6" casing (6.625" O.D.) contains 224 - 0.75" x 5.5" slots per 20' section.
For maximum strength each row of slots is offset from the previous row and parallel with the centerline of the pipe.

Anode Selection
The most commonly used anodes in Loresco Replaceable Deep Anode SystemsTM are center-tapped graphite anodes or mixed-metal oxide anodes.

Backfill Selection
Loresco type SC.3® carbon backfill is recommended for Replaceable Deep Anode SystemsTM. For high current output or small diameter anodes, Loresco type SC.3® is the backfill of choice. Loresco type SC.3® will not contaminate underground aquifers as indicated by NSF Certification to Standard 60. The quantity of Loresco backfill required can be determined using the Weight Calculator.

Installation

  • Once the design (drilled hole size, casing selection, anode selection) is finished, a driller is procured.

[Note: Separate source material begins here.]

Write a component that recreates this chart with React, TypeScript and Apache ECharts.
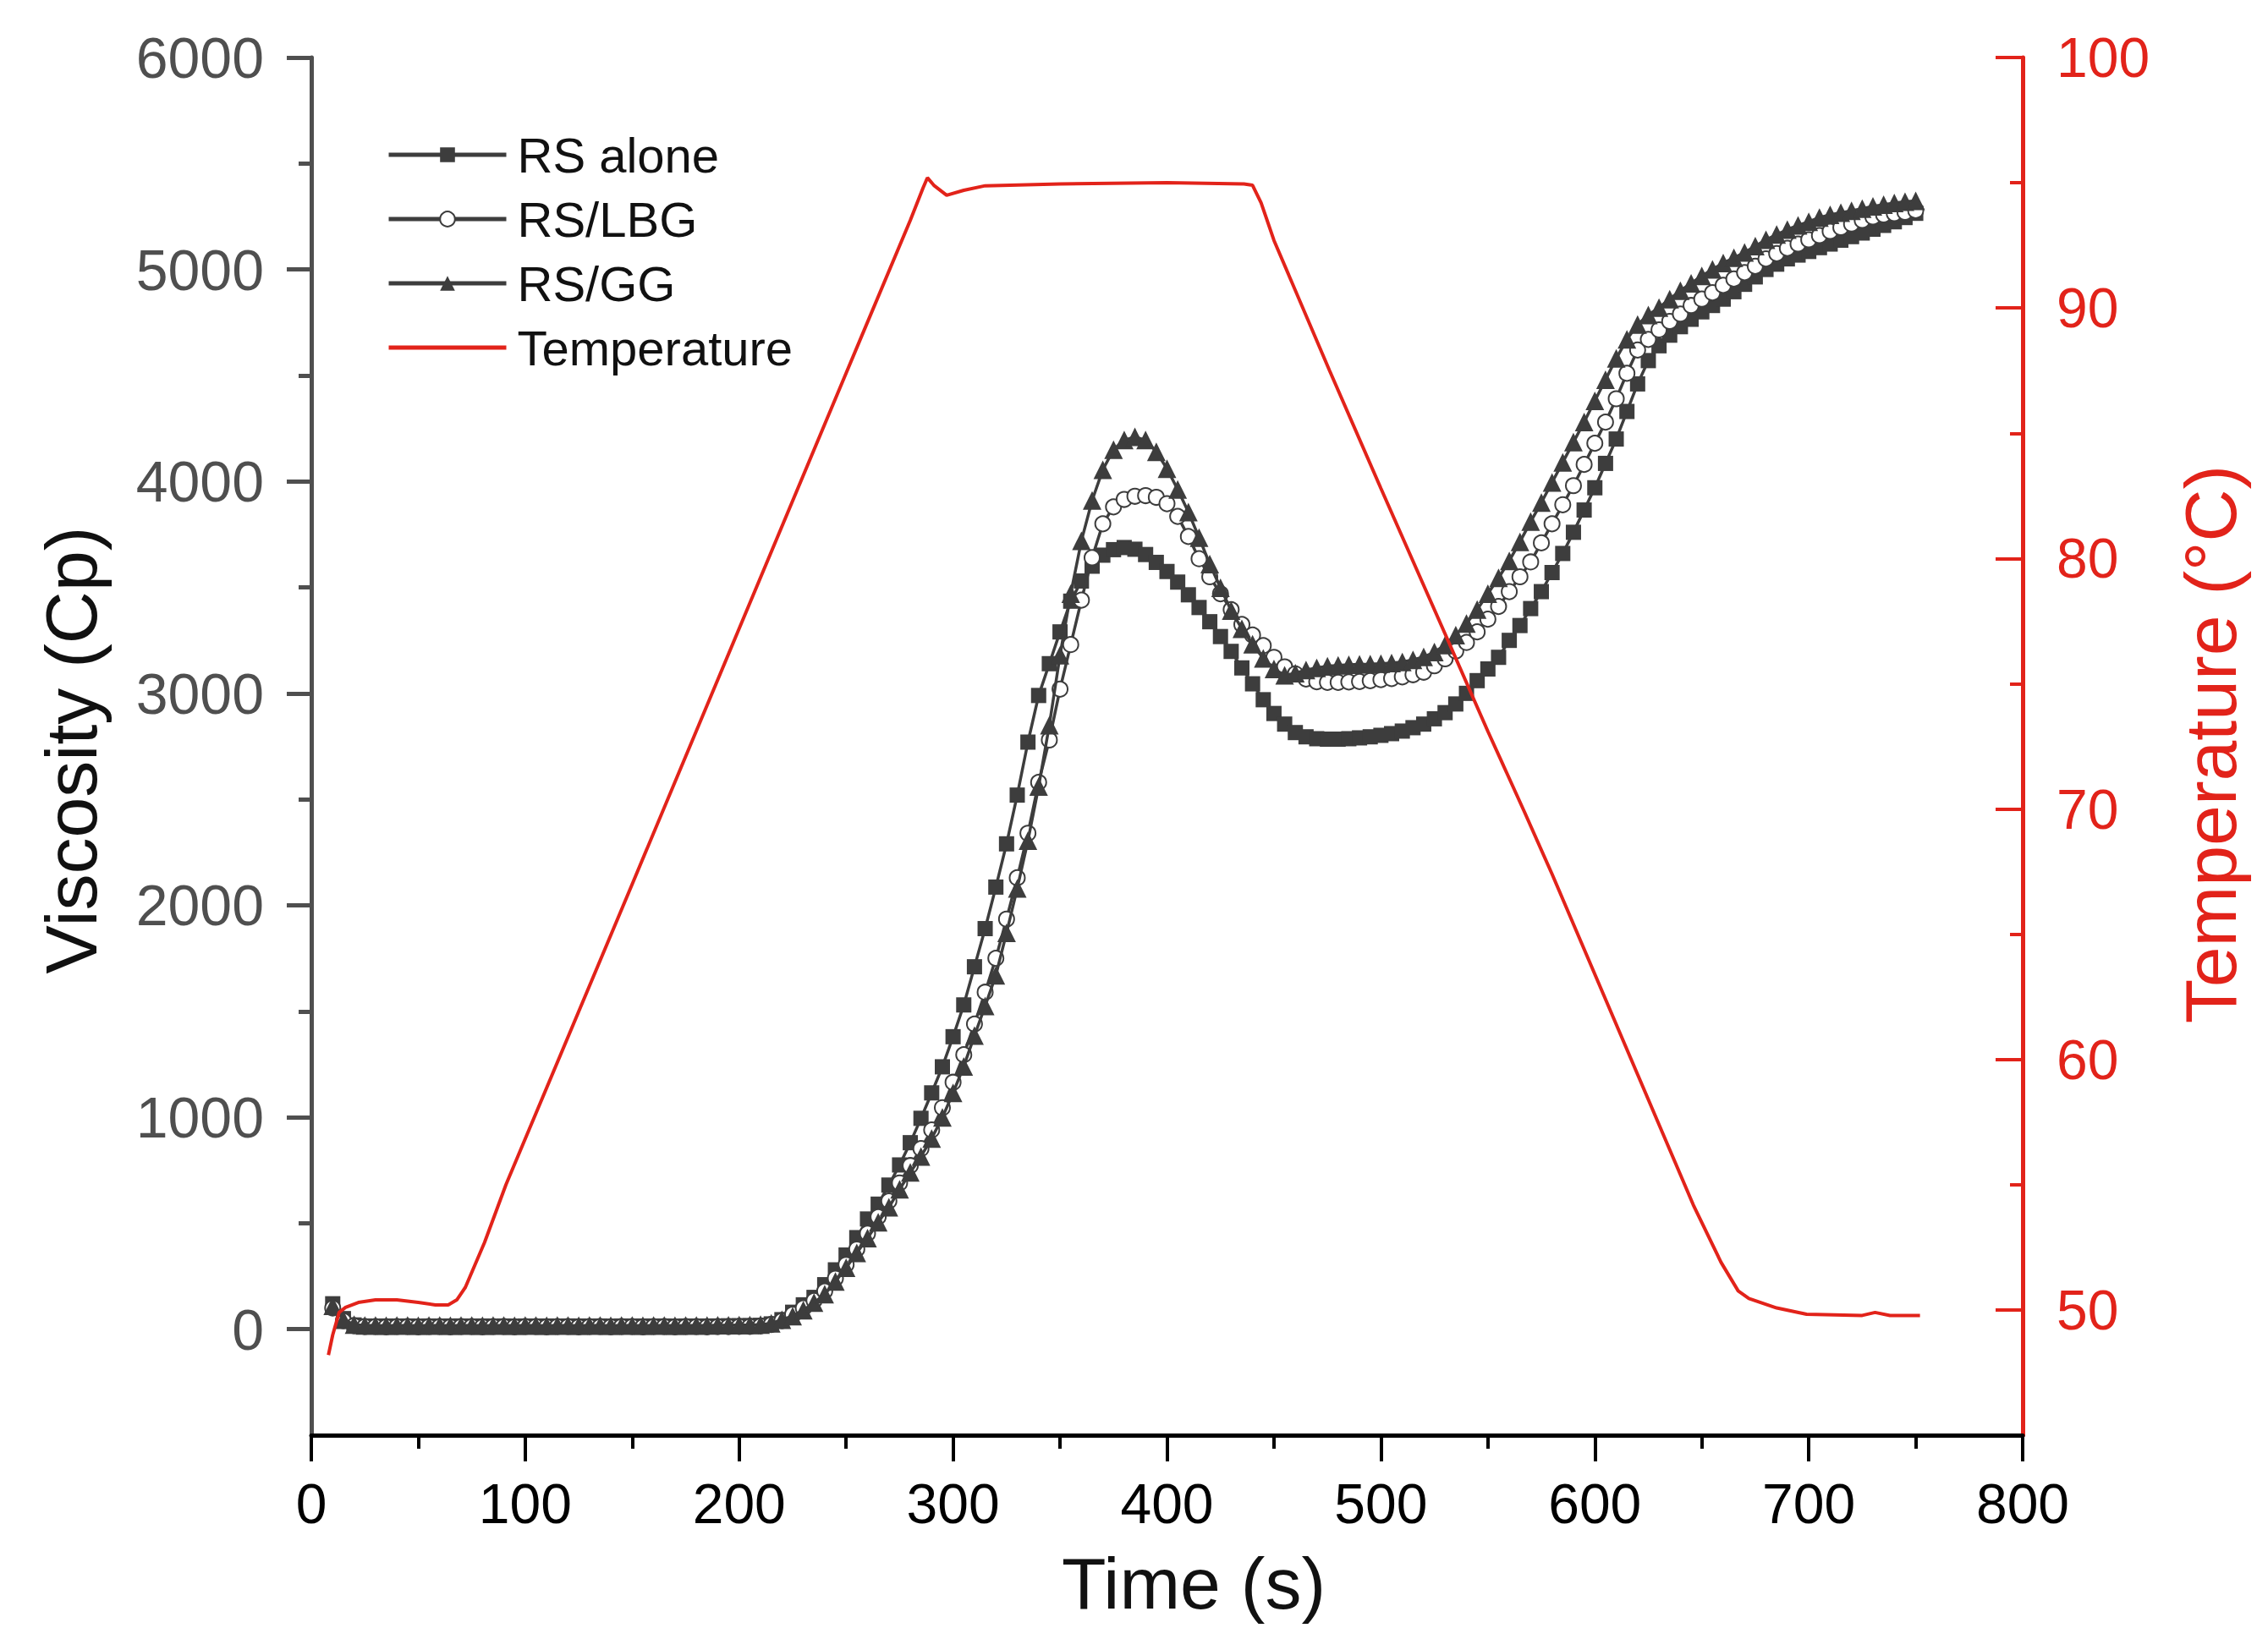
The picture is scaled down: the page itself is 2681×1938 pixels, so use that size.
import React, { useEffect, useRef } from 'react';
import * as echarts from 'echarts';

// Sample times (s) for the viscosity curves
const TIME_S = [
  10, 15, 20, 25, 30, 35, 40, 45, 50, 55,
  60, 65, 70, 75, 80, 85, 90, 95, 100, 105,
  110, 115, 120, 125, 130, 135, 140, 145, 150, 155,
  160, 165, 170, 175, 180, 185, 190, 195, 200, 205,
  210, 215, 220, 225, 230, 235, 240, 245, 250, 255,
  260, 265, 270, 275, 280, 285, 290, 295, 300, 305,
  310, 315, 320, 325, 330, 335, 340, 345, 350, 355,
  360, 365, 370, 375, 380, 385, 390, 395, 400, 405,
  410, 415, 420, 425, 430, 435, 440, 445, 450, 455,
  460, 465, 470, 475, 480, 485, 490, 495, 500, 505,
  510, 515, 520, 525, 530, 535, 540, 545, 550, 555,
  560, 565, 570, 575, 580, 585, 590, 595, 600, 605,
  610, 615, 620, 625, 630, 635, 640, 645, 650, 655,
  660, 665, 670, 675, 680, 685, 690, 695, 700, 705,
  710, 715, 720, 725, 730, 735, 740, 745, 750,
];

const RS_ALONE = [
  120, 50, 20, 15, 14, 15, 14, 15, 14, 15,
  14, 15, 15, 14, 15, 14, 15, 14, 15, 14,
  15, 14, 15, 15, 14, 15, 14, 15, 14, 15,
  14, 15, 14, 15, 14, 15, 15, 16, 16, 17,
  18, 25, 45, 80, 115, 150, 210, 280, 350, 432,
  520, 590, 680, 775, 880, 995, 1115, 1238, 1380, 1530,
  1710, 1890, 2086, 2290, 2520, 2770, 2990, 3140, 3290, 3435,
  3530, 3600, 3652, 3678, 3688, 3680, 3655, 3618, 3575, 3525,
  3465, 3405, 3338, 3268, 3198, 3120, 3045, 2970, 2905, 2855,
  2815, 2795, 2786, 2784, 2784, 2786, 2790, 2795, 2802, 2810,
  2822, 2838, 2855, 2880, 2909, 2950, 3000, 3060, 3115, 3170,
  3250, 3320, 3400, 3480, 3570, 3660, 3760, 3865, 3970, 4085,
  4200, 4330, 4460, 4570, 4640, 4690, 4730, 4765, 4800, 4830,
  4860, 4895, 4930, 4965, 5000, 5025, 5050, 5068, 5085, 5103,
  5120, 5138, 5155, 5172, 5190, 5208, 5225, 5245, 5265,
];

const RS_LBG = [
  100, 40, 16, 12, 12, 11, 12, 12, 11, 12,
  12, 11, 12, 12, 11, 12, 12, 11, 12, 12,
  11, 12, 12, 11, 12, 12, 11, 12, 12, 11,
  12, 12, 11, 12, 12, 11, 12, 12, 13, 13,
  15, 22, 40, 70, 100, 135, 180, 240, 305, 378,
  452, 530, 605, 690, 772, 852, 940, 1045, 1165, 1295,
  1440, 1590, 1750, 1935, 2130, 2340, 2580, 2780, 3020, 3230,
  3440, 3640, 3800, 3880, 3915, 3930, 3933, 3925, 3895, 3835,
  3740, 3635, 3550, 3470, 3395, 3325, 3275, 3225, 3170, 3125,
  3092, 3068, 3055, 3052, 3052, 3054, 3056, 3060, 3065, 3070,
  3078, 3088, 3100, 3130, 3163, 3200, 3240, 3290, 3350, 3410,
  3480, 3550, 3620, 3710, 3800, 3890, 3980, 4080, 4180, 4280,
  4390, 4510, 4620, 4670, 4715, 4755, 4790, 4830, 4860, 4890,
  4925, 4955, 4985, 5015, 5050, 5075, 5100, 5120, 5140, 5160,
  5180, 5198, 5215, 5232, 5248, 5258, 5264, 5270, 5278,
];

const RS_GG = [
  110, 45, 22, 18, 18, 17, 18, 18, 17, 18,
  18, 17, 18, 18, 17, 18, 18, 17, 18, 18,
  17, 18, 18, 17, 18, 18, 17, 18, 18, 17,
  18, 18, 17, 18, 18, 18, 19, 19, 20, 20,
  22, 28, 45, 62, 90, 125, 165, 225, 290, 360,
  430, 505, 575, 660, 740, 815, 900, 999, 1115, 1240,
  1385, 1525, 1670, 1870, 2080, 2305, 2560, 2850, 3180, 3470,
  3720, 3910, 4055, 4150, 4195, 4210, 4195, 4140, 4060, 3962,
  3855, 3735, 3610, 3498, 3390, 3305, 3232, 3165, 3115, 3085,
  3095, 3110, 3120, 3128, 3132, 3135, 3137, 3138, 3140, 3143,
  3148, 3158, 3172, 3195, 3228, 3275, 3330, 3395, 3470, 3545,
  3625, 3715, 3810, 3900, 3995, 4090, 4185, 4280, 4380, 4480,
  4580, 4670, 4740, 4785, 4820, 4860, 4900, 4935, 4970, 5000,
  5030, 5055, 5080, 5110, 5140, 5165, 5188, 5208, 5225, 5245,
  5258, 5268, 5277, 5287, 5298, 5306, 5314, 5320, 5324,
];

// Temperature profile
const TEMP_TIME = [
  8, 10, 13, 16, 22, 30, 40, 50, 58, 64,
  68, 72, 81, 91, 150, 200, 250, 280, 286, 288,
  291, 297, 305, 315, 350, 400, 436, 440, 444, 450,
  476, 500, 532, 550, 567, 580, 593, 606, 620, 633,
  646, 659, 667, 672, 685, 699, 725, 731, 738, 752,
];
const TEMP_C = [
  48.2, 49.0, 49.9, 50.1, 50.3, 50.4, 50.4, 50.3, 50.2, 50.2,
  50.4, 50.9, 52.7, 55.0, 67.0, 77.2, 87.4, 93.5, 94.8, 95.2,
  94.9, 94.5, 94.7, 94.88, 94.95, 95.0, 94.95, 94.9, 94.2, 92.7,
  87.5, 82.8, 76.6, 73.1, 69.9, 67.4, 64.8, 62.2, 59.4, 56.8,
  54.2, 51.9, 50.76, 50.46, 50.08, 49.83, 49.78, 49.9, 49.78, 49.78,
];

// Axis ticks
const VISC_MAJOR = [0, 1000, 2000, 3000, 4000, 5000, 6000];
const VISC_MINOR = [500, 1500, 2500, 3500, 4500, 5500];
const TEMP_MAJOR = [50, 60, 70, 80, 90, 100];
const TEMP_MINOR = [55, 65, 75, 85, 95];

const SERIES_NAMES = ['RS alone', 'RS/LBG', 'RS/GG', 'Temperature'];

export default function App() {
  const ref = useRef<HTMLDivElement>(null);

  useEffect(() => {
    document.body.style.margin = '0';
    const chart = echarts.init(ref.current as HTMLDivElement, null, { renderer: 'svg' });
    const FONT = '"Liberation Sans", Arial, sans-serif';
    const DARK = '#3d3d3d';
    const GRAY = '#4f4f4f';
    const RED = '#e2231a';
    const pairs = (vals: number[]) => TIME_S.map((t, i) => [t, vals[i]]);
    const tempPairs = TEMP_TIME.map((t, i) => [t, TEMP_C[i]]);
    const plain = (v: number) => String(v);

    const option: any = {
      animation: false,
      backgroundColor: '#ffffff',
      grid: { left: 368, right: 290, top: 68, bottom: 241, outerBoundsMode: 'none' },
      legend: {
        orient: 'vertical',
        left: 452,
        top: 149,
        itemWidth: 139,
        itemHeight: 22,
        itemGap: 18,
        lineStyle: { width: 5 },
        textStyle: { fontSize: 58, fontFamily: FONT, color: '#111', lineHeight: 58, padding: [0, 0, 0, 8] },
        data: [
          SERIES_NAMES[0],
          SERIES_NAMES[1],
          SERIES_NAMES[2],
          { name: SERIES_NAMES[3], icon: 'path://M0,0L139,0L139,5L0,5Z' },
        ],
      },
      xAxis: {
        type: 'value',
        min: 0,
        max: 800,
        interval: 100,
        axisLine: { show: true, onZero: false, lineStyle: { color: '#000', width: 5 } },
        axisTick: { show: true, length: 31, lineStyle: { color: '#000', width: 4 } },
        minorTick: { show: true, splitNumber: 2, length: 16, lineStyle: { color: '#000', width: 4 } },
        axisLabel: { fontSize: 66, fontFamily: FONT, color: '#000', margin: 48, formatter: plain },
        splitLine: { show: false },
        minorSplitLine: { show: false },
      },
      yAxis: [
        {
          type: 'value',
          position: 'left',
          min: -500,
          max: 6000,
          axisLine: { show: true, onZero: false, lineStyle: { color: GRAY, width: 5 } },
          axisTick: { show: true, customValues: VISC_MAJOR, length: 29, lineStyle: { color: GRAY, width: 5 } },
          axisLabel: { customValues: VISC_MAJOR, fontSize: 68, fontFamily: FONT, color: GRAY, margin: 56, formatter: plain },
          splitLine: { show: false },
        },
        {
          type: 'value',
          position: 'right',
          min: 45,
          max: 100,
          axisLine: { show: true, onZero: false, lineStyle: { color: RED, width: 5 } },
          axisTick: { show: true, inside: true, customValues: TEMP_MAJOR, length: 32, lineStyle: { color: RED, width: 4 } },
          axisLabel: { customValues: TEMP_MAJOR, fontSize: 66, fontFamily: FONT, color: RED, margin: 40, formatter: plain },
          splitLine: { show: false },
        },
        {
          type: 'value',
          position: 'left',
          min: -500,
          max: 6000,
          axisLine: { show: false, onZero: false },
          axisTick: { show: true, customValues: VISC_MINOR, length: 15, lineStyle: { color: GRAY, width: 5 } },
          axisLabel: { show: false },
          splitLine: { show: false },
        },
        {
          type: 'value',
          position: 'right',
          min: 45,
          max: 100,
          axisLine: { show: false, onZero: false },
          axisTick: { show: true, inside: true, customValues: TEMP_MINOR, length: 15, lineStyle: { color: RED, width: 4 } },
          axisLabel: { show: false },
          splitLine: { show: false },
        },
      ],
      graphic: [
        {
          type: 'text', x: 84, y: 887, rotation: Math.PI / 2,
          style: { text: 'Viscosity (Cp)', fill: '#111', font: `86px ${FONT}`, textAlign: 'center', textVerticalAlign: 'middle' },
        },
        {
          type: 'text', x: 1411, y: 1872,
          style: { text: 'Time (s)', fill: '#111', font: `86px ${FONT}`, textAlign: 'center', textVerticalAlign: 'middle' },
        },
        {
          type: 'text', x: 2613, y: 880, rotation: Math.PI / 2,
          style: { text: 'Temperature (°C)', fill: RED, font: `86px ${FONT}`, textAlign: 'center', textVerticalAlign: 'middle' },
        },
      ],
      series: [
        {
          name: SERIES_NAMES[0], type: 'line', xAxisIndex: 0, yAxisIndex: 0,
          data: pairs(RS_ALONE), symbol: 'rect', symbolSize: 18, showAllSymbol: true,
          lineStyle: { color: DARK, width: 3.5 }, itemStyle: { color: DARK }, z: 2,
        },
        {
          name: SERIES_NAMES[1], type: 'line', xAxisIndex: 0, yAxisIndex: 0,
          data: pairs(RS_LBG), symbol: 'circle', symbolSize: 18, showAllSymbol: true,
          lineStyle: { color: DARK, width: 3.5 }, itemStyle: { color: '#ffffff', borderColor: DARK, borderWidth: 2 }, z: 3,
        },
        {
          name: SERIES_NAMES[2], type: 'line', xAxisIndex: 0, yAxisIndex: 0,
          data: pairs(RS_GG), symbol: 'triangle', symbolSize: 22, showAllSymbol: true,
          lineStyle: { color: DARK, width: 3.5 }, itemStyle: { color: DARK }, z: 4,
        },
        {
          name: SERIES_NAMES[3], type: 'line', xAxisIndex: 0, yAxisIndex: 1,
          data: tempPairs, symbol: 'none', showSymbol: false,
          lineStyle: { color: RED, width: 4 }, itemStyle: { color: RED }, z: 5,
        },
      ],
    };

    chart.setOption(option);
    return () => chart.dispose();
  }, []);

  return <div ref={ref} style={{ width: 2681, height: 1938, position: 'absolute', left: 0, top: 0 }} />;
}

Installation generally requires only normally available drilling apparatus and skilled personnel who are knowledgeable in the installation of replaceable deep anode systems.
  • Once the hole has been drilled and electrically logged, casing installation proceeds. The steel lead is lowered, followed by the perforated anode section, and solid PVC plastic pipe is added until the proper depth is achieved.
  • At this point, Loresco Backfill is applied to the outside of the casing, followed by the addition of the anodes and Loresco Backfill on the inside of the casing.
  • Installation is essentially complete except for ground level work, which varies from site to site.
Replacement
Replacement is a simple process. Small equipment has been assembled which allows for the fluidization of the Loresco Backfill around the old anodes. Once the casing has been cleared of all anode debris, new anodes are lowered and the Loresco Backfill is allowed to settle. Some new backfill will be required. Replacement averages approximately eight hours from start to finish and requires little equipment and normally two men.